[Material to process]
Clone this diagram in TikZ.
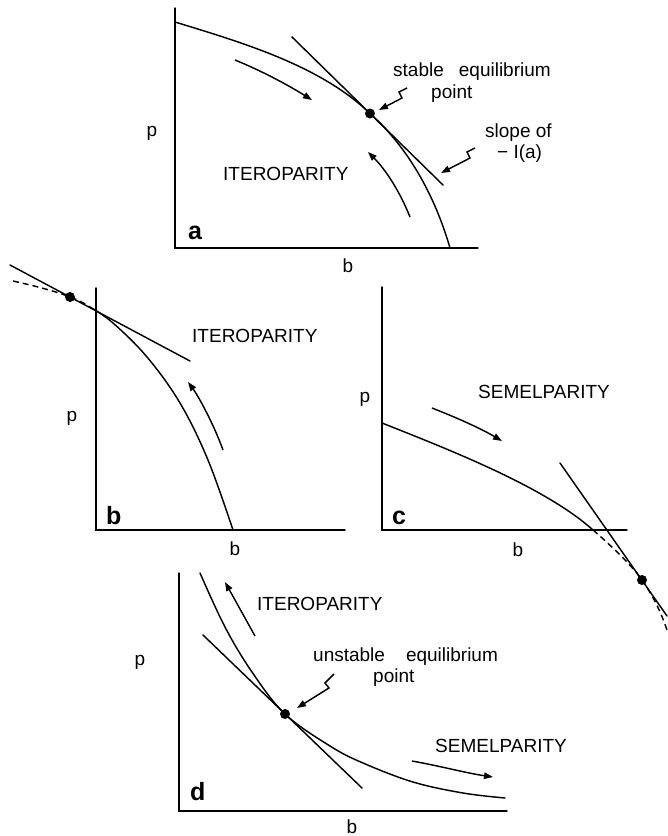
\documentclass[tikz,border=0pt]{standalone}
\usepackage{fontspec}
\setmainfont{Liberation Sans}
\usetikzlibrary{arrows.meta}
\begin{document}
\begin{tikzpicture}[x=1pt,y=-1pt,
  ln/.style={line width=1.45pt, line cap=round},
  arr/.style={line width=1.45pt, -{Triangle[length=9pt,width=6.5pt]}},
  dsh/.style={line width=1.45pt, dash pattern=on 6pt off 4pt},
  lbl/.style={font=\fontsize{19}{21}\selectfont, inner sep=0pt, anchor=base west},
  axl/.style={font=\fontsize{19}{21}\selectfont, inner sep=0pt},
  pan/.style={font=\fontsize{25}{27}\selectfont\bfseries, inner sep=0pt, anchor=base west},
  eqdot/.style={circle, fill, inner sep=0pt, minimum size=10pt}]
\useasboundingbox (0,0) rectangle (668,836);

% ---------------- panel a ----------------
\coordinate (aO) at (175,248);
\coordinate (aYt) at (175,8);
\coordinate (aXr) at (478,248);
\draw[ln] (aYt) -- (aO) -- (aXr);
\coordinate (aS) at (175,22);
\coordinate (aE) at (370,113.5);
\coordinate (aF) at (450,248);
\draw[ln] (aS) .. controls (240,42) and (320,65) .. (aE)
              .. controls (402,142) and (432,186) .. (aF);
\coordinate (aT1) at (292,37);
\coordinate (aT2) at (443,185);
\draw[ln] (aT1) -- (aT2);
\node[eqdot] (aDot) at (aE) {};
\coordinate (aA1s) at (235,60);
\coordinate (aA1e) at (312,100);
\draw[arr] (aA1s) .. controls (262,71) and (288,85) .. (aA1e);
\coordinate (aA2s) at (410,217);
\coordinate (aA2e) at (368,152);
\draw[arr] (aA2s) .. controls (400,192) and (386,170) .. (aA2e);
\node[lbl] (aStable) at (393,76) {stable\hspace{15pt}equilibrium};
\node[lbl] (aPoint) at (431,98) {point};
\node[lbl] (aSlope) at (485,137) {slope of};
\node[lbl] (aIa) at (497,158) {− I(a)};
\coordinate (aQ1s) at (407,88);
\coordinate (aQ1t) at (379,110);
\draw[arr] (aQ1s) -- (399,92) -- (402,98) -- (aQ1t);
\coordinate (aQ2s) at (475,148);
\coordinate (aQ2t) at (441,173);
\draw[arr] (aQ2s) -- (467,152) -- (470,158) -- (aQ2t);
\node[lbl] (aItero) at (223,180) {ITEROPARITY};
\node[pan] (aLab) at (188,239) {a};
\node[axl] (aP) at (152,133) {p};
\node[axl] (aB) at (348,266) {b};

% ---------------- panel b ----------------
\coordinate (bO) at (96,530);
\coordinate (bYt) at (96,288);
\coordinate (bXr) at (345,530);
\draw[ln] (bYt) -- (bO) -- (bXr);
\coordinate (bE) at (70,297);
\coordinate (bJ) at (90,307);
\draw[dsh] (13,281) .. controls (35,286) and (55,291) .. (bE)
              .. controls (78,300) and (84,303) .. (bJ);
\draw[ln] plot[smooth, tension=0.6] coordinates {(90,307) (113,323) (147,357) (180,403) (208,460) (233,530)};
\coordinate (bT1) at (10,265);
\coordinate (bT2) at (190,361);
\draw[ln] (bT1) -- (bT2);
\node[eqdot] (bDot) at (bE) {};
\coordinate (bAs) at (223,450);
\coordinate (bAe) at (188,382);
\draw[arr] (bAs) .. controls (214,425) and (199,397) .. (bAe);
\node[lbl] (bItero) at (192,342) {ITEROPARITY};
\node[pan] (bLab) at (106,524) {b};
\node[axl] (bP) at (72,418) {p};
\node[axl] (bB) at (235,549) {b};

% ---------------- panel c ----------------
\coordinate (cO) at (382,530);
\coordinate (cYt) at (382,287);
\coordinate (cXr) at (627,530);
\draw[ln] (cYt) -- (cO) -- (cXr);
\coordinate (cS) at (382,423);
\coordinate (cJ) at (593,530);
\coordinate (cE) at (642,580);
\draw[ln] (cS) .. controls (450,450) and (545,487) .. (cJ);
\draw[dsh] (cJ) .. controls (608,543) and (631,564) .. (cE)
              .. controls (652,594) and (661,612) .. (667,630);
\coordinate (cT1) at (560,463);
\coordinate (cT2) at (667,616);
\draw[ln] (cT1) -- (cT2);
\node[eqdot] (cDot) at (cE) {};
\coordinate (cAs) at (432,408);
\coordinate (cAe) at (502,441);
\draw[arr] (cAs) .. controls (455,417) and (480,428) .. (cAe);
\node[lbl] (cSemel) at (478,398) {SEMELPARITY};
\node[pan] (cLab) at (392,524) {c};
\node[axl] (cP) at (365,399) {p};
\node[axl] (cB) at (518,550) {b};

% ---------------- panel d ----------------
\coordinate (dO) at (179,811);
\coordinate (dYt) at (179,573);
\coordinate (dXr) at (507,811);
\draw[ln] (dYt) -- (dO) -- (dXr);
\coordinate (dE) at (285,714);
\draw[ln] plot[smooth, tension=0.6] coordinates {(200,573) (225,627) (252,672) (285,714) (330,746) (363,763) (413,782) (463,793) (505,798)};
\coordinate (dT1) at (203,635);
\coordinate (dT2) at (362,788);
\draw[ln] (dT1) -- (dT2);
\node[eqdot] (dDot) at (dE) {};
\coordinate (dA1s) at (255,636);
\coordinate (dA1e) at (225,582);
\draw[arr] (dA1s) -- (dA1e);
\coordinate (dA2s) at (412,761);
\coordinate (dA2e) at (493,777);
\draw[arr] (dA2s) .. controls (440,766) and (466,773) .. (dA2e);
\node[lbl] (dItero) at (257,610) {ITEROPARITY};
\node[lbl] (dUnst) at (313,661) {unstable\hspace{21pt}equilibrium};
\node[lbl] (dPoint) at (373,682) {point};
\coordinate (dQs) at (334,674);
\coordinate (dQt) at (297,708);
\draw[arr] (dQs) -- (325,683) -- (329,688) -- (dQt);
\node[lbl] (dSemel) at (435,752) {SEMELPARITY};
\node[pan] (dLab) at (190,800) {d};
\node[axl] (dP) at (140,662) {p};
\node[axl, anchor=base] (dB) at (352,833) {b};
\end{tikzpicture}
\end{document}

---

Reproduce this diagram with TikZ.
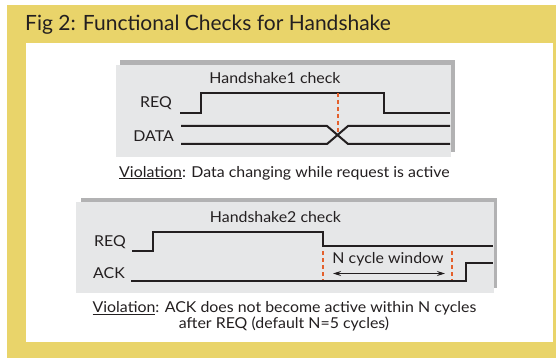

...

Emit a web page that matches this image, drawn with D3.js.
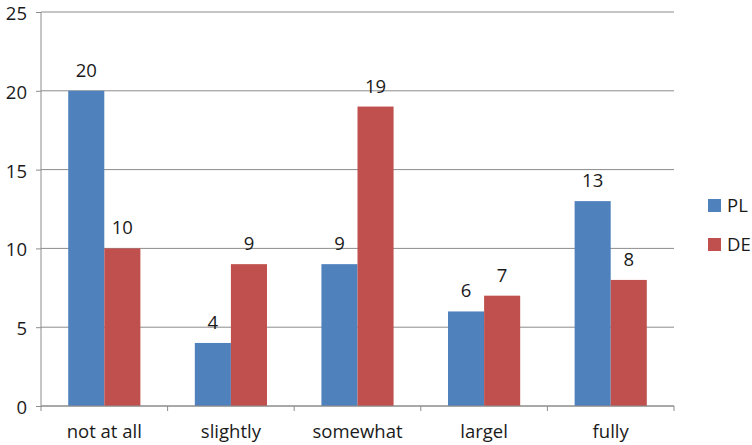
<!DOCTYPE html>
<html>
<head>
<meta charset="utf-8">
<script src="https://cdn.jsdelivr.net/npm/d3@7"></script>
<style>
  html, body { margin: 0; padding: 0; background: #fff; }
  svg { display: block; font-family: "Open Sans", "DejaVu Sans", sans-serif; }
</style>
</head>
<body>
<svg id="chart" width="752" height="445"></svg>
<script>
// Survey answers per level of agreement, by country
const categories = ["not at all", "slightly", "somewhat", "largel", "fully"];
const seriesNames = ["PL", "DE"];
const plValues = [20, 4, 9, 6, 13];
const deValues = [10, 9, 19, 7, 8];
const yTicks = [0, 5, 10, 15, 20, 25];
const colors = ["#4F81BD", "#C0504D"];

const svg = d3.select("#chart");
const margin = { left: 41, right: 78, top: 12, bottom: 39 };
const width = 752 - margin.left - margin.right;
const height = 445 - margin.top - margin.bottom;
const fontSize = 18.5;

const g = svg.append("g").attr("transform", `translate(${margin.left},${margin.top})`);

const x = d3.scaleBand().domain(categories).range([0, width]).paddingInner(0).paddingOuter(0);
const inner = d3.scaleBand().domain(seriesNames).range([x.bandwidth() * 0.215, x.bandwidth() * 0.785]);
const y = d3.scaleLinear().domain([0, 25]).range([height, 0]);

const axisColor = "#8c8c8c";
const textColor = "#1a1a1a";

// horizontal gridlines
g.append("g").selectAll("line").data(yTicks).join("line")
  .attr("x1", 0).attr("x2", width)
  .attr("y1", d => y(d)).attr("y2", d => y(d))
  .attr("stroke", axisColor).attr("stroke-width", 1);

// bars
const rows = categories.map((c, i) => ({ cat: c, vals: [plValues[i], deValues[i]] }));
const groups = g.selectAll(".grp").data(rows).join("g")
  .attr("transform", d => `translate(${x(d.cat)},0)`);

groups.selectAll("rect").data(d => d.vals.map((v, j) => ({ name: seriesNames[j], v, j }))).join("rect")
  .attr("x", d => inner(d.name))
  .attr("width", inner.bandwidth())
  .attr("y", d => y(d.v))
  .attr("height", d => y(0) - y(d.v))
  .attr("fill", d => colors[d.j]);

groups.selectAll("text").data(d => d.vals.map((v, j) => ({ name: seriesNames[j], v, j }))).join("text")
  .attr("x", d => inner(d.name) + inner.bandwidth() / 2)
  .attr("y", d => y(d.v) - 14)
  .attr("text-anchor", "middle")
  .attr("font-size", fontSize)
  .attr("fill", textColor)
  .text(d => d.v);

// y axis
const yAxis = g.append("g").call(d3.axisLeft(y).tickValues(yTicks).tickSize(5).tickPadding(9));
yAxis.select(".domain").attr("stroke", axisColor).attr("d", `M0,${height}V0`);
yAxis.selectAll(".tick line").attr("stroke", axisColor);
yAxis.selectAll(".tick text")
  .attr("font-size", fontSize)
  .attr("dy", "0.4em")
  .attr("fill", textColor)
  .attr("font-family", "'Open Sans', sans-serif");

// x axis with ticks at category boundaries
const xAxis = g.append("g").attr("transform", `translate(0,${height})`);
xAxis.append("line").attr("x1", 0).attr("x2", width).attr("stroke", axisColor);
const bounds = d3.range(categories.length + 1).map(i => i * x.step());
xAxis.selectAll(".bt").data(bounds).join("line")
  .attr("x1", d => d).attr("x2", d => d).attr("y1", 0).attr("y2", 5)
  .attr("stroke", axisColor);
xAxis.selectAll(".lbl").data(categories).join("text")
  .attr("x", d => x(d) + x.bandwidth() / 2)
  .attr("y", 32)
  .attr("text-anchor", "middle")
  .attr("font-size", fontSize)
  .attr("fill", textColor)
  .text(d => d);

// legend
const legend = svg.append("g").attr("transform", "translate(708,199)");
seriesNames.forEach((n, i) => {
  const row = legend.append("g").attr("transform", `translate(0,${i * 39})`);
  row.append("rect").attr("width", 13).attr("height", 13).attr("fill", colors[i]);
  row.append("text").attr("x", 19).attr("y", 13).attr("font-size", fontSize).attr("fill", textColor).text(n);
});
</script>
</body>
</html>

[What is expected]
Leaving the pictures out, write out exactly the lines from the line containing "Emit a web page" through the line containing "d => colors[d.j]);", both included.

[Full answer]
Emit a web page that matches this image, drawn with D3.js.
<!DOCTYPE html>
<html>
<head>
<meta charset="utf-8">
<script src="https://cdn.jsdelivr.net/npm/d3@7"></script>
<style>
  html, body { margin: 0; padding: 0; background: #fff; }
  svg { display: block; font-family: "Open Sans", "DejaVu Sans", sans-serif; }
</style>
</head>
<body>
<svg id="chart" width="752" height="445"></svg>
<script>
// Survey answers per level of agreement, by country
const categories = ["not at all", "slightly", "somewhat", "largel", "fully"];
const seriesNames = ["PL", "DE"];
const plValues = [20, 4, 9, 6, 13];
const deValues = [10, 9, 19, 7, 8];
const yTicks = [0, 5, 10, 15, 20, 25];
const colors = ["#4F81BD", "#C0504D"];

const svg = d3.select("#chart");
const margin = { left: 41, right: 78, top: 12, bottom: 39 };
const width = 752 - margin.left - margin.right;
const height = 445 - margin.top - margin.bottom;
const fontSize = 18.5;

const g = svg.append("g").attr("transform", `translate(${margin.left},${margin.top})`);

const x = d3.scaleBand().domain(categories).range([0, width]).paddingInner(0).paddingOuter(0);
const inner = d3.scaleBand().domain(seriesNames).range([x.bandwidth() * 0.215, x.bandwidth() * 0.785]);
const y = d3.scaleLinear().domain([0, 25]).range([height, 0]);

const axisColor = "#8c8c8c";
const textColor = "#1a1a1a";

// horizontal gridlines
g.append("g").selectAll("line").data(yTicks).join("line")
  .attr("x1", 0).attr("x2", width)
  .attr("y1", d => y(d)).attr("y2", d => y(d))
  .attr("stroke", axisColor).attr("stroke-width", 1);

// bars
const rows = categories.map((c, i) => ({ cat: c, vals: [plValues[i], deValues[i]] }));
const groups = g.selectAll(".grp").data(rows).join("g")
  .attr("transform", d => `translate(${x(d.cat)},0)`);

groups.selectAll("rect").data(d => d.vals.map((v, j) => ({ name: seriesNames[j], v, j }))).join("rect")
  .attr("x", d => inner(d.name))
  .attr("width", inner.bandwidth())
  .attr("y", d => y(d.v))
  .attr("height", d => y(0) - y(d.v))
  .attr("fill", d => colors[d.j]);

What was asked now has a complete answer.